Zu dieser Zeit hatte ich den Kontakt zu Mama Hulda verloren. Vier Jahre zuvor war die Disco-Punk-Queen aus Breiðholt wieder den Zeugen Jehovas beigetreten und wartete nun ungeduldig auf das Harmagedon. Einmal rief sie mich an und lud mich zum Essen ein. Ich versprach ihr zu kommen, ging dann aber nicht hin. Ich weiß noch, wie verletzt sie war, als sie mich anrief und ich einfach den Hörer aufknallte.

Papa und ich gaben auf alles einen Dreck. Wir scherten uns weder um Bildung noch um den Weltuntergang. Die warnenden Worte von Papas Ex-Frauen und meinen Ex-Müttern hatten keinen Einfluss auf uns. Im Grunde erkannten wir kaum Unterschiede in ihren Aussagen. Die eine wollte, dass ich etwas lernte und an meine Zukunft dachte, und die andere, dass ich die Bibel studierte und an das ewige Leben im Paradies dachte. Aber ich schrieb mein eigenes Buch und hatte nichts mit Schulbüchern oder der Bibel am Hut. Genauso wenig wie Papa. Für ihn hatte der Sündenfall gerade wieder begonnen.

Nachdem Torfi und Dóróthea sich kurz vor Weihnachten getrennt hatten, wurde er vierzig und schmiss im Skólavörðustígur eine Riesenparty. Er wollte seinen Geburtstag und seine neu gewonnene Freiheit feiern. Wir beluden die Wohnung mit Brennivín, Rotwein und Likören. Wieder einmal musste Torfi ein ereignisreiches Jahrzehnt in seinem Leben ausradieren.
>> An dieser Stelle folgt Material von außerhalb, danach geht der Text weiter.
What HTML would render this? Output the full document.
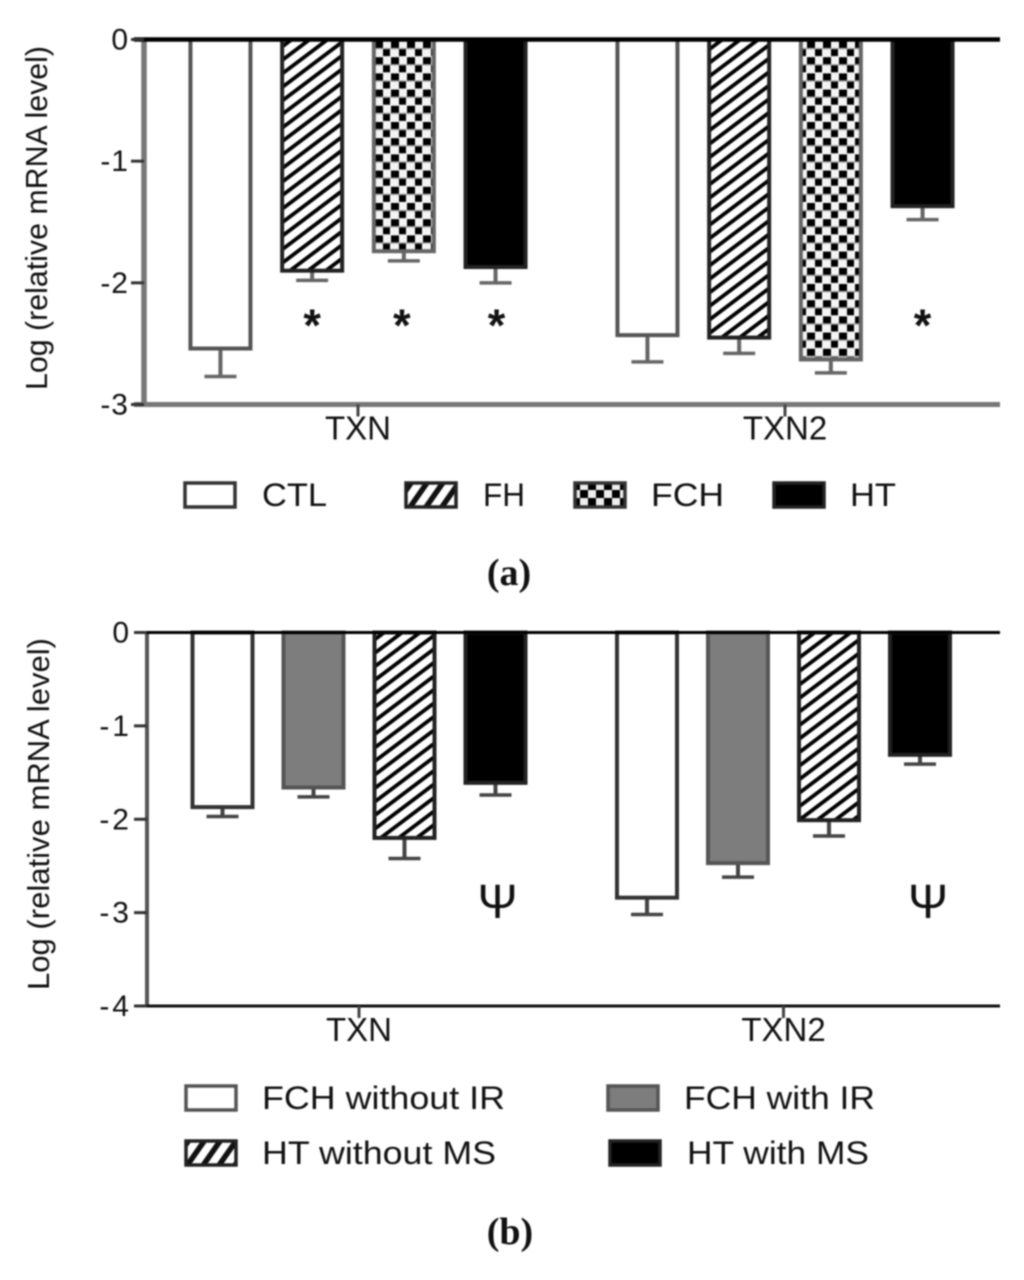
<!DOCTYPE html>
<html lang="en">
<head>
<meta charset="utf-8">
<title>TXN and TXN2 relative mRNA levels</title>
<style>
html,body{margin:0;padding:0;background:#fff;}
svg{display:block;filter:blur(0.9px);}
text{font-family:"Liberation Sans",sans-serif;fill:#111;}
.serif{font-family:"Liberation Serif",serif;font-weight:bold;}
</style>
</head>
<body>
<svg id="fig" xmlns="http://www.w3.org/2000/svg" width="1024" height="1280" viewBox="0 0 1024 1280">
<defs>
<pattern id="hatch" patternUnits="userSpaceOnUse" width="10.8" height="10.8" patternTransform="rotate(-37)"><rect width="10.8" height="10.8" fill="#fff"/><rect width="10.8" height="3.8" fill="#000"/></pattern>
<pattern id="hatchLegend" patternUnits="userSpaceOnUse" width="13" height="13" patternTransform="rotate(-55)"><rect width="13" height="13" fill="#fff"/><rect width="13" height="5.5" fill="#111"/></pattern>
<pattern id="check" patternUnits="userSpaceOnUse" width="16" height="16.2" x="374" y="41"><rect width="16" height="16.2" fill="#f4f4f4"/><rect x="1" y="0" width="8" height="7" fill="#000"/><rect x="9" y="8.1" width="8" height="7" fill="#000"/><rect y="7" width="16" height="1.2" fill="#999"/></pattern>
<pattern id="checkLegend" patternUnits="userSpaceOnUse" width="16" height="16" x="572" y="482"><rect width="16" height="16" fill="#eee"/><rect x="0" y="0" width="8" height="8" fill="#000"/><rect x="8" y="8" width="8" height="8" fill="#000"/></pattern>
</defs>
</svg>
<script>
// ---- Data, panel (a) ----
const categories = ['TXN', 'TXN2'];
const aTickLabels = [0, -1, -2, -3];
const aSeriesNames = ['CTL', 'FH', 'FCH', 'HT'];
const aCTL = [-2.54, -2.43];
const aCTLErr = [0.23, 0.22];
const aFH = [-1.90, -2.45];
const aFHErr = [0.08, 0.13];
const aFCH = [-1.74, -2.63];
const aFCHErr = [0.08, 0.11];
const aHT = [-1.87, -1.37];
const aHTErr = [0.13, 0.11];
// ---- Data, panel (b) ----
const bTickLabels = [0, -1, -2, -3, -4];
const bSeriesNames = ['FCH without IR', 'FCH with IR', 'HT without MS', 'HT with MS'];
const bFCHnoIR = [-1.87, -2.84];
const bFCHnoIRErr = [0.10, 0.18];
const bFCHIR = [-1.66, -2.47];
const bFCHIRErr = [0.10, 0.15];
const bHTnoMS = [-2.20, -2.01];
const bHTnoMSErr = [0.22, 0.17];
const bHTMS = [-1.61, -1.31];
const bHTMSErr = [0.13, 0.10];

const NS = 'http://www.w3.org/2000/svg';
const fig = document.getElementById('fig');

function make(tag, attrs, parent, txt) {
  const el = document.createElementNS(NS, tag);
  for (const k in attrs) el.setAttribute(k, attrs[k]);
  if (txt !== undefined) el.textContent = txt;
  (parent || fig).appendChild(el);
  return el;
}

function drawPanel(cfg) {
  const g = make('g', {});
  
  

  const yMin = cfg.ticks[cfg.ticks.length - 1];
  const yAxis = v => cfg.y0 + (v / yMin) * (cfg.yBottom - cfg.y0);
  const xGroup = i => cfg.groupX + i * cfg.groupGap;
  const xBar = (i, s) => xGroup(i) + (s - 1.5) * cfg.step;

  // bars and error bars
  cfg.series.forEach((ser, s) => {
    ser.values.forEach((v, i) => {
      const cx = xBar(i, s);
      const yv = yAxis(v);
      const yErr = yAxis(v - ser.err[i]);
      const stem = make('line', {x1: cx, x2: cx, y1: yv, y2: yErr, stroke: cfg.errColor, 'stroke-width': 4}, g);
      
      
      const cap = make('line', {x1: cx - 16, x2: cx + 16, y1: yErr, y2: yErr, stroke: cfg.errColor, 'stroke-width': 3.5}, g);
      
      
      const bar = make('rect', {x: cx - 30, y: cfg.y0, width: 60, height: yv - cfg.y0, fill: ser.fill, stroke: ser.stroke, 'stroke-width': 4}, g);
      
      
    });
  });

  // axes
  const left = make('line', {x1: cfg.axisX, x2: cfg.axisX, y1: cfg.y0, y2: cfg.yBottom, stroke: cfg.axisColor, 'stroke-width': cfg.axisW}, g);
  
  
  const top = make('line', {x1: cfg.axisX - 10, x2: 1000, y1: cfg.y0, y2: cfg.y0, stroke: '#000', 'stroke-width': cfg.topW}, g);
  
  
  const bottom = make('line', {x1: cfg.axisX - 10, x2: 1000, y1: cfg.yBottom, y2: cfg.yBottom, stroke: cfg.bottomColor, 'stroke-width': cfg.bottomW}, g);
  
  

  // y ticks
  cfg.ticks.forEach(t => {
    const y = yAxis(t);
    const tick = make('line', {x1: cfg.axisX - 13, x2: cfg.axisX, y1: y, y2: y, stroke: '#333', 'stroke-width': 3}, g);
    
    
    const lab = make('text', {x: cfg.axisX - 15, y: y + 10, 'text-anchor': 'end', 'font-size': 30, 'letter-spacing': cfg.tickSpacing}, g, String(t));
    
    
  });

  // x ticks + labels
  categories.forEach((c, i) => {
    const x = xGroup(i);
    const tick = make('line', {x1: x, x2: x, y1: cfg.yBottom, y2: cfg.yBottom + 12, stroke: '#444', 'stroke-width': 3}, g);
    
    
    const lab = make('text', {x: x, y: cfg.yBottom + 35, 'text-anchor': 'middle', 'font-size': 33}, g, c);
    
    
  });

  // y title
  const title = make('text', {transform: 'translate(' + cfg.titleX + ',' + cfg.titleY + ') rotate(-90)', 'font-size': 31, textLength: cfg.titleLen, lengthAdjust: 'spacingAndGlyphs'}, g, 'Log (relative mRNA level)');
  
  

  // significance marks
  cfg.marks.forEach(m => {
    const t = make('text', {x: xBar(m.group, m.series) + m.dx, y: yAxis(m.value), 'text-anchor': 'middle', 'font-size': m.size, 'font-weight': m.weight, 'class': m.cls}, g, m.glyph);
    
    
  });

  // legend
  cfg.legend.forEach(l => {
    const sw = make('rect', {x: l.x + 2, y: l.y + 2, width: 50, height: 24, fill: l.fill, stroke: l.stroke, 'stroke-width': 3.5}, g);
    
    
    const t = make('text', {x: l.tx, y: l.y + 25, 'font-size': 32, textLength: l.tw, lengthAdjust: 'spacingAndGlyphs'}, g, l.label);
    
    
  });

  // caption
  const cap = make('text', {x: cfg.captionX, y: cfg.captionY, 'text-anchor': 'middle', 'font-size': 38, 'class': 'serif'}, g, cfg.caption);
  
  
}

drawPanel({
  name: 'panel-a', y0: 39.5, yBottom: 404.5, groupX: 358, groupGap: 427, step: 91.7,
  ticks: aTickLabels, axisX: 144, axisW: 5.5, axisColor: '#777', topW: 4.5, bottomColor: '#777', bottomW: 5,
  errColor: '#666', tickSpacing: 1, titleX: 47, titleY: 390, titleLen: 344,
  series: [
    {key: 'ctl', values: aCTL, err: aCTLErr, fill: '#fff', stroke: '#555'},
    {key: 'fh', values: aFH, err: aFHErr, fill: 'url(#hatch)', stroke: '#222'},
    {key: 'fch', values: aFCH, err: aFCHErr, fill: 'url(#check)', stroke: '#666'},
    {key: 'ht', values: aHT, err: aHTErr, fill: '#000', stroke: '#222'}
  ],
  marks: [
    {group: 0, series: 1, dx: 0, value: -2.48, glyph: '*', size: 45, weight: 'bold'},
    {group: 0, series: 2, dx: -2, value: -2.48, glyph: '*', size: 45, weight: 'bold'},
    {group: 0, series: 3, dx: 1, value: -2.48, glyph: '*', size: 45, weight: 'bold'},
    {group: 1, series: 3, dx: 0, value: -2.48, glyph: '*', size: 45, weight: 'bold'}
  ],
  legend: [
    {x: 183, y: 481, fill: '#fff', stroke: '#333', label: aSeriesNames[0], tx: 262, tw: 65},
    {x: 404, y: 481, fill: 'url(#hatchLegend)', stroke: '#222', label: aSeriesNames[1], tx: 483, tw: 42},
    {x: 573, y: 481, fill: 'url(#checkLegend)', stroke: '#333', label: aSeriesNames[2], tx: 651, tw: 73},
    {x: 772, y: 481, fill: '#000', stroke: '#222', label: aSeriesNames[3], tx: 850, tw: 46}
  ],
  caption: '(a)', captionX: 509, captionY: 585
});

drawPanel({
  name: 'panel-b', y0: 632.5, yBottom: 1006, groupX: 359, groupGap: 424.5, step: 91,
  ticks: bTickLabels, axisX: 147, axisW: 4, axisColor: '#555', topW: 3, bottomColor: '#111', bottomW: 3,
  errColor: '#444', tickSpacing: 3, titleX: 49, titleY: 990, titleLen: 352,
  series: [
    {key: 'fch-without-ir', values: bFCHnoIR, err: bFCHnoIRErr, fill: '#fff', stroke: '#333'},
    {key: 'fch-with-ir', values: bFCHIR, err: bFCHIRErr, fill: '#7d7d7d', stroke: '#555'},
    {key: 'ht-without-ms', values: bHTnoMS, err: bHTnoMSErr, fill: 'url(#hatch)', stroke: '#222'},
    {key: 'ht-with-ms', values: bHTMS, err: bHTMSErr, fill: '#000', stroke: '#222'}
  ],
  marks: [
    {group: 0, series: 3, dx: 2, value: -3.06, glyph: 'Ψ', size: 48, weight: 'normal', cls: 'psi'},
    {group: 1, series: 3, dx: 8, value: -3.06, glyph: 'Ψ', size: 48, weight: 'normal', cls: 'psi'}
  ],
  legend: [
    {x: 184, y: 1084, fill: '#fff', stroke: '#555', label: bSeriesNames[0], tx: 262, tw: 243},
    {x: 606, y: 1084, fill: '#7d7d7d', stroke: '#555', label: bSeriesNames[1], tx: 684, tw: 191},
    {x: 184, y: 1139, fill: 'url(#hatchLegend)', stroke: '#222', label: bSeriesNames[2], tx: 262, tw: 234},
    {x: 608, y: 1139, fill: '#000', stroke: '#222', label: bSeriesNames[3], tx: 687, tw: 182}
  ],
  caption: '(b)', captionX: 510, captionY: 1244
});
</script>
</body>
</html>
Diesmal waren es die achtziger Jahre, die ausradiert werden mussten. Die siebziger Jahre hatten wir bereits erfolgreich begraben, sodass sie längst vergessen waren. Es war ewig her, seit meine Eltern verheiratet und ich ein schwerkrankes Kind gewesen war.

„Man wird nur einmal vierzig“, verkündete Torfi allen, die es hören wollten, als er die Kneipen der Stadt abklapperte und Einladungen zu seinem Geburtstag verteilte.

„Das wird endlich mal ’ne anständige Party“, resümierte er. Papas Geburtstag ist am 19. Dezember, der 1990 auf einen Mittwoch fiel, weshalb die Party bei uns zu Hause am Freitag, dem 21. stattfand, vier Tage vor Weihnachten.

Torfi hatte nur knapp zwei Wochen Zeit, um die Wohnung mit neuen Freunden zu bestücken. Die zehn Jahre mit Mama Dóróthea mussten mit breiten Pinselstrichen übermalt werden, und deshalb waren die meisten Geburtstagsgäste Leute, die ich noch nie gesehen hatte. Wir wohnten ja erst kurz im Zentrum, als die beiden sich trennten, und 1990 hatte die Innenstadt noch einen sehr dörflichen Charakter. Die Leute, die im Stadtzentrum wohnten, arbeiteten und feierten auch zusammen. Die meisten nahmen Torfi freundlich auf, sie kannten ihn ja recht gut, weil er schon lange in der Innenstadt arbeitete und in den Kneipen beliebt war. Immer für einen Drink zu haben, und danach lud er zur Afterparty in unsere Wohnung ein.